Employees accused of neglecting animals still working at shelter - WMC Action News 5 - Memphis, Tennessee

Employees accused of neglecting animals still working at shelter, officials say

Puppy 199287 when it was admitted on August 18th. Puppy 199287 when it was admitted on August 18th.
The same puppy in early September. The same puppy in early September.

By Kontji Anthony - bio | email | Twitter | Facebook

MEMPHIS, TN (WMC-TV) - Employees accused of neglecting animals at the Memphis animal shelter are now back on the job, officials said Wednesday.

While the investigation has not pin-pointed any particular person, members of the Memphis Animal Shelter Advisory Board say the people who were working in the shelter when animals allegedly starved to death are the same people working there now.

Cindy Marx-Sanders is on the board, but Tuesday she spoke as a citizen.

"I was horrified," she said.

Though Marx-Sanders' Community Action for Animals works on abuse cases every day, she says photos of starving dogs at the shelter with their ribs jutting out are shocking.

"I see cruelty photographs a lot," she said. "Heinous cruelty photographs. I was just amazed this was coming from the shelter."

Marx-Sanders was thankful when investigators carried out a search warrant on the shelter last Tuesday.

"Relieved was definitely the word," she said. "It was about time."

But now, she's upset to hear the employees who cared for the dogs while the alleged abuses happened are back on the job.

"I know they have to wait to see how the investigation pans out, but I feel like they should have been left on administrative leave," she said.

Marx-Sanders says the live web cameras the city installed at the shelter Wednesday will keep a watchful eye.

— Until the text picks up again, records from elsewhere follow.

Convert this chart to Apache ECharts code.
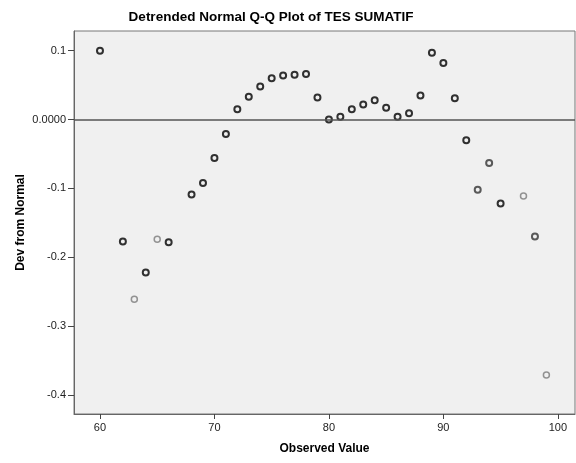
<!DOCTYPE html>
<html>
<head>
<meta charset="utf-8">
<script src="https://cdn.jsdelivr.net/npm/echarts@6/dist/echarts.min.js"></script>
<style>
  html, body { margin: 0; padding: 0; background: #fff; }
  #chart { width: 576px; height: 463px; }
</style>
</head>
<body>
<div id="chart"></div>
<script>
// observed values and their deviation from normal
const observed = [60, 62, 63, 64, 65, 66, 68, 69, 70, 71, 72, 73, 74, 75, 76, 77, 78, 79,
  80, 81, 82, 83, 84, 85, 86, 87, 88, 89, 90, 91, 92, 93, 94, 95, 97, 98, 99]
const devFromNormal = [0.100, -0.177, -0.261, -0.222, -0.174, -0.178, -0.109, -0.092, -0.056,
  -0.021, 0.015, 0.033, 0.048, 0.060, 0.064, 0.065, 0.066, 0.032, 0.000, 0.004, 0.015, 0.022,
  0.028, 0.017, 0.004, 0.009, 0.035, 0.097, 0.082, 0.031, -0.030, -0.102, -0.063, -0.122,
  -0.111, -0.170, -0.371]
// values observed only once (drawn lighter)
const singleCase = [63, 65, 97, 99]
const lessFrequent = [93, 94, 98]

const xTicks = [60, 70, 80, 90, 100]
const yTicks = [-0.4, -0.3, -0.2, -0.1, 0, 0.1]

const chart = echarts.init(document.getElementById('chart'))

function pointColor(x) {
  if (singleCase.includes(x)) return '#7a7a7a'
  if (lessFrequent.includes(x)) return '#333'
  return '#000'
}

const points = observed.map((x, i) => ({
  value: [x, devFromNormal[i]],
  itemStyle: {
    borderColor: pointColor(x),
    borderWidth: singleCase.includes(x) ? 1.5 : 2
  }
}))

const axisFont = { fontFamily: 'Arial, "Liberation Sans", sans-serif', fontSize: 11, color: '#222' }

chart.setOption({
  animation: false,
  title: {
    text: 'Detrended Normal Q-Q Plot of TES SUMATIF',
    left: 266,
    top: 5,
    textAlign: 'center',
    textStyle: { fontFamily: 'Arial, "Liberation Sans", sans-serif', fontSize: 13.5, fontWeight: 'bold', color: '#000' }
  },
  grid: {
    left: 74, right: 1, top: 31, bottom: 49,
    show: true,
    backgroundColor: '#f0f0f0',
    borderColor: '#777',
    borderWidth: 1
  },
  xAxis: {
    type: 'value',
    min: 57.73,
    max: 101.5,
    name: 'Observed Value',
    nameLocation: 'middle',
    nameGap: 29,
    nameMoveOverlap: false,
    nameTextStyle: { fontFamily: 'Arial, "Liberation Sans", sans-serif', fontSize: 12, fontWeight: 'bold', color: '#000' },
    splitLine: { show: false },
    axisLine: { onZero: false, lineStyle: { color: '#666' } },
    axisTick: { customValues: xTicks, length: 5, lineStyle: { color: '#444' } },
    axisLabel: { customValues: xTicks, margin: 8, ...axisFont }
  },
  yAxis: {
    type: 'value',
    min: -0.4276,
    max: 0.1286,
    name: 'Dev from Normal',
    nameLocation: 'middle',
    nameGap: 47,
    nameMoveOverlap: false,
    nameTextStyle: { fontFamily: 'Arial, "Liberation Sans", sans-serif', fontSize: 12, fontWeight: 'bold', color: '#000' },
    splitLine: { show: false },
    axisLine: { show: true, onZero: false, lineStyle: { color: '#666' } },
    axisTick: { show: true, customValues: yTicks, length: 6, lineStyle: { color: '#444' } },
    axisLabel: {
      customValues: yTicks,
      margin: 8,
      formatter: v => (Math.abs(v) < 1e-9 ? '0.0000' : v.toFixed(1)),
      ...axisFont
    }
  },
  series: [{
    type: 'scatter',
    symbol: 'circle',
    symbolSize: 6,
    itemStyle: { color: 'transparent' },
    data: points,
    markLine: {
      silent: true,
      symbol: 'none',
      label: { show: false },
      lineStyle: { color: '#555', width: 1.5, type: 'solid' },
      data: [{ yAxis: 0 }]
    }
  }]
})
</script>
</body>
</html>
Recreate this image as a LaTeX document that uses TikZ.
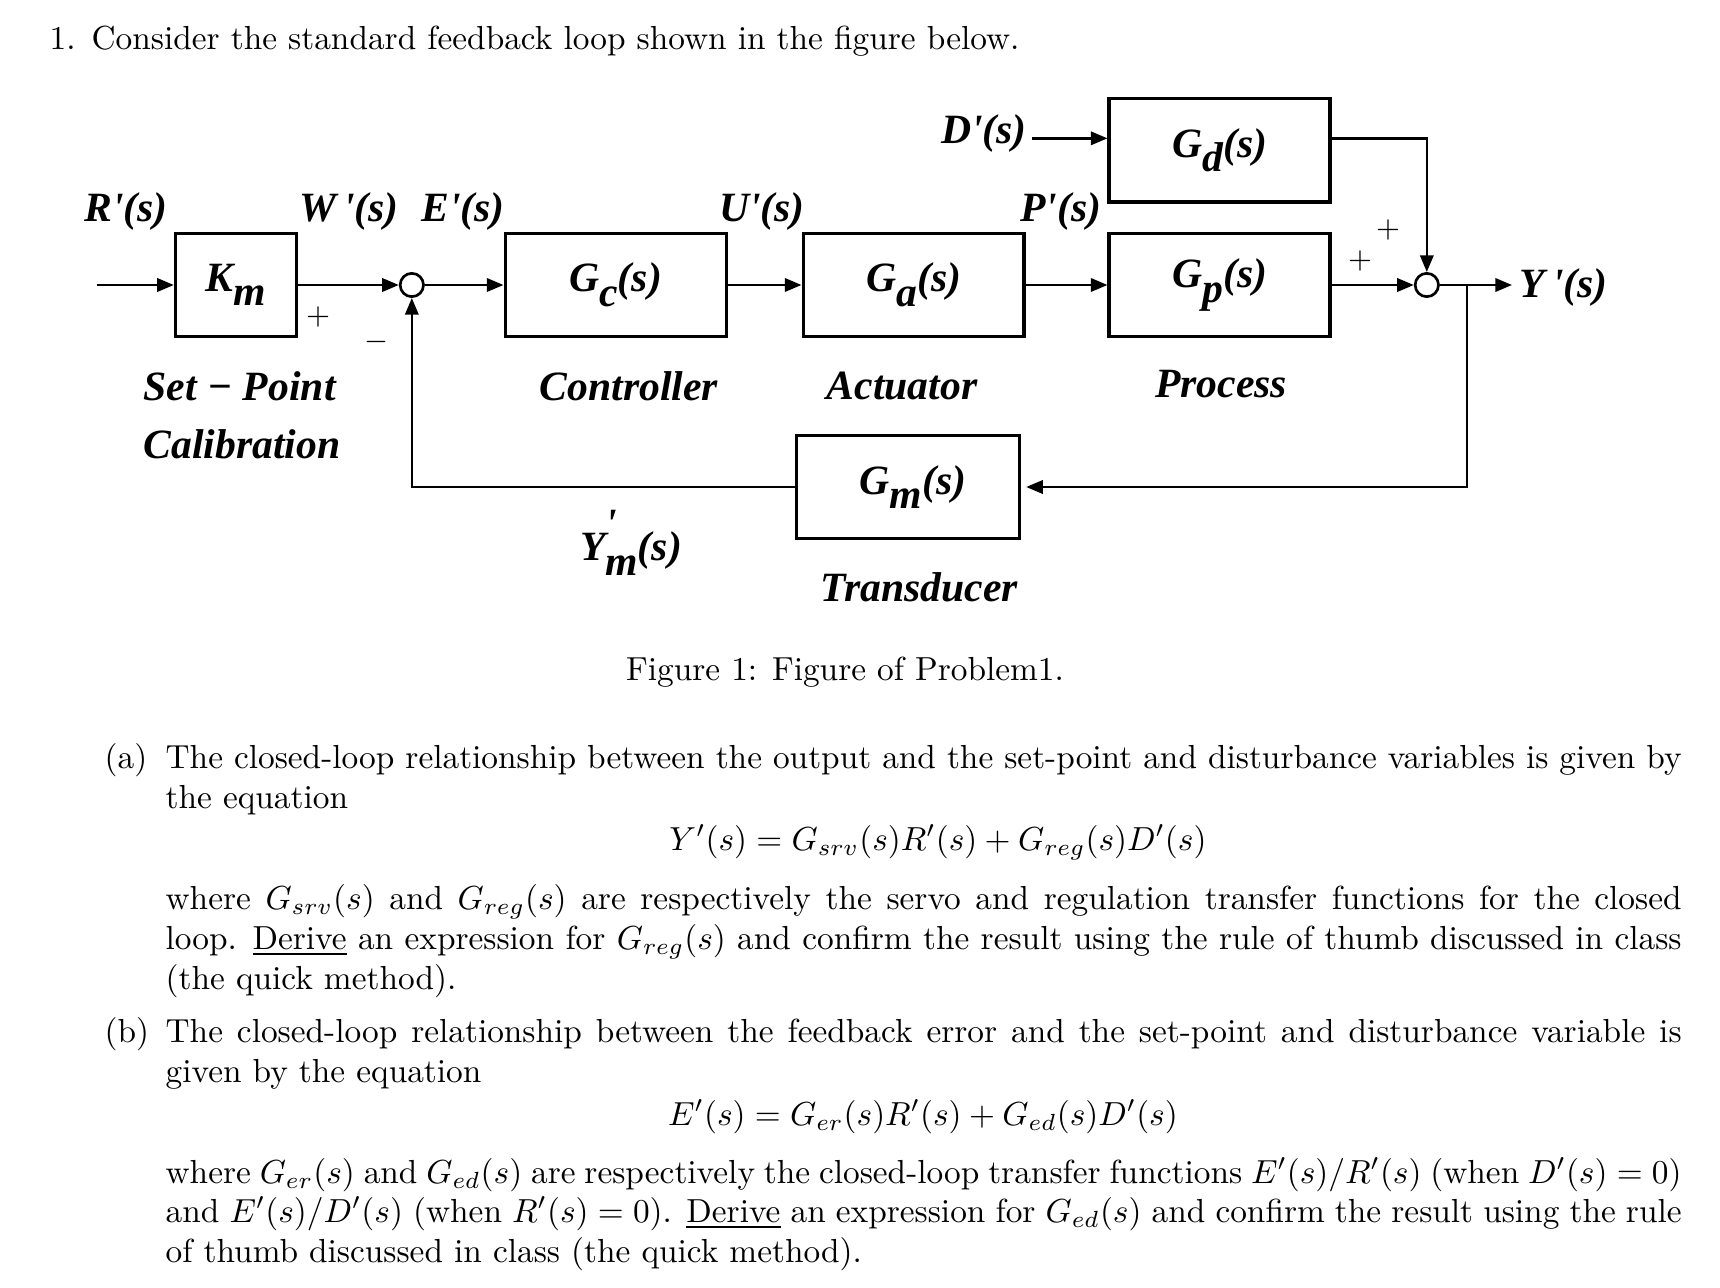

"I think the cameras are a great start," she said. "There are a couple of concerns I have about the cameras."

For one, Marx-Sanders is worried if any employee is alone at the shelter at any time, someone watching the web cam could target that person.

While people are responsible for spaying and neutering their pets, she says the city must have standards.

"You can't help that every cage is full, but you can help how those animals are treated while they're there," she said.

Thursday night at 6pm, several animal activist groups will come together to hold a vigil for the animals that died at the shelter.